Digital’s share of media spends to grow 14.4% in 2016: GroupM
Fraud, viewability, ad blocking and measurement are the biggest issues for the advertising investments in digital media globally. This was highlighted in GroupM’s Interaction report which also predicted that digital advertising will comprise 31 per cent of measured advertising investment in media in 2016. This figure is up from 28 per cent in 2015 and represents a 14.4 per cent increase to surpass 160 billion USD.
The investments are aimed at reaching nearly 2.3 billion adults expected to use the Internet in the year, and increasingly executed programmatically. In 2015, 37 per cent of display ad investment was transacted programmatically, up from 21 per cent in 2014.
Some correspondents reported a lack of hard facts on the state of adblocking, but 19 countries reported figures on the percentage of users with adblocking technology installed on their devices. Countries with the highest percentage of consumers using adblocking tech included France, Poland and Austria – each reporting greater than 30 per cent of users.
“The rise in consumer adoption of adblocking technology violates the inferred consumer contract with content owners which enables advertising investment to support content development. For this reason, and its potential to inhibit brands’ ability to reach their audiences, it merits close study and preventative measures,” said Adam Smith, Futures Director.
“We have much farther to go in understanding the true impact of adblocking as estimates of lost inventory are scarce. We will be tracking closely the progress of initiatives like the IAB’s LEAN program in the U.S. which encourages publishers to develop light, encrypted, ad choices-supported, and non-invasive advertising strategies to reduce page latency and other nuisances that may encourage the adoption of blockers,” Mr Smith added.
The integrity of digital supply remains a concern for the industry and impression and non-impression-based ad fraud risk varies by market.
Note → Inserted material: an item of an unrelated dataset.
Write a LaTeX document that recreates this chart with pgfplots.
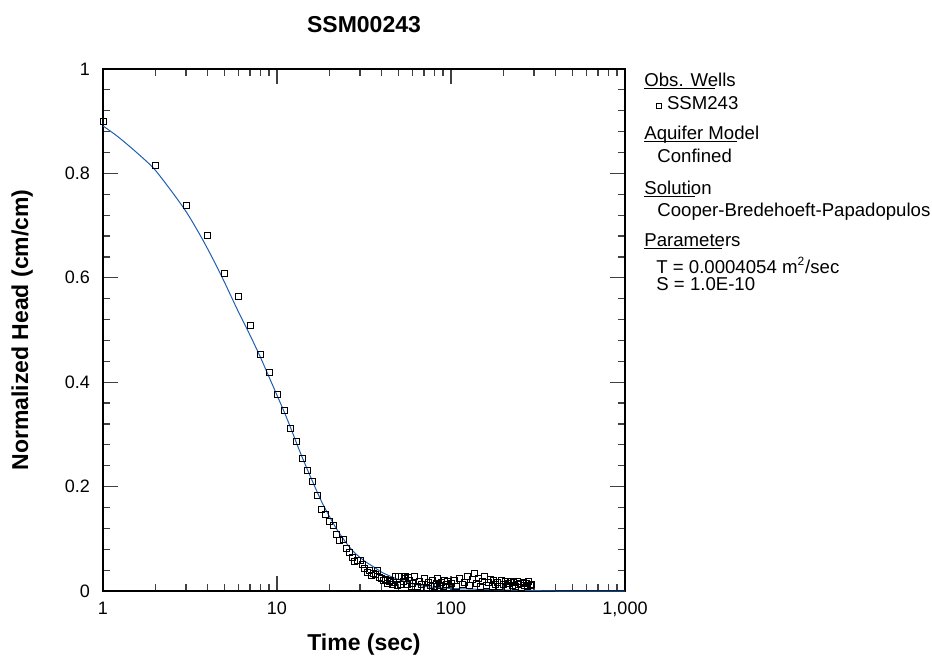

GroupM recommends working with trusted partners, use of pre-bid controls in unknown markets, development of specific contracts and reliance on verification tools and vendors.
App usage is on the rise as a majority of smartphone users have between 30 to 50 apps installed, and this rise of app usage is a challenge for advertisers. Emerging, more interactive, app-native ad formats hold promise.
The report also highlighted that globally, e-commerce is expected to reach 1.81 trillion USD this year (8 per cent of global retail), up from 1.57 trillion in 2015. E-commerce strategies enabling transactions anywhere and anytime are on the rise and will become the norm.
TV consumption is increasingly non-linear, the report found, particularly with younger audiences. However, correspondents reported comparatively minor shifts in investment due to a prevalent lack of understanding about non-traditional formats and lack of standardised audience measurement around digital video. Next year, we expect that live streaming of video on Facebook and other platforms will be a significant topic in Interaction.
Correspondents also reported that the accessibility, the collection and the application of data from owned and third-party sources remains an imperative and a challenge for many clients.
“We are not now, nor have we ever been, in ‘steady state’ with digital advertising. The velocity of change makes for a dizzying environment for marketers, but we’ve identified what we believe to be enduring truths,” said Rob Norman, Chief Digital Officer.
“Data and technology have changed advertising for the better, even in video. But ads stop working when they’re avoided and when the ecosystem allows fraud, or when strategies don’t follow the consumer to apps and commerce anywhere. Though there is more still to understand about ad avoidance trends, data does suggest the time is now to share in a profound sense of responsibility, transparency and vigilance to ensure the ongoing engagement of consumers with brand communications,” Mr Norman added.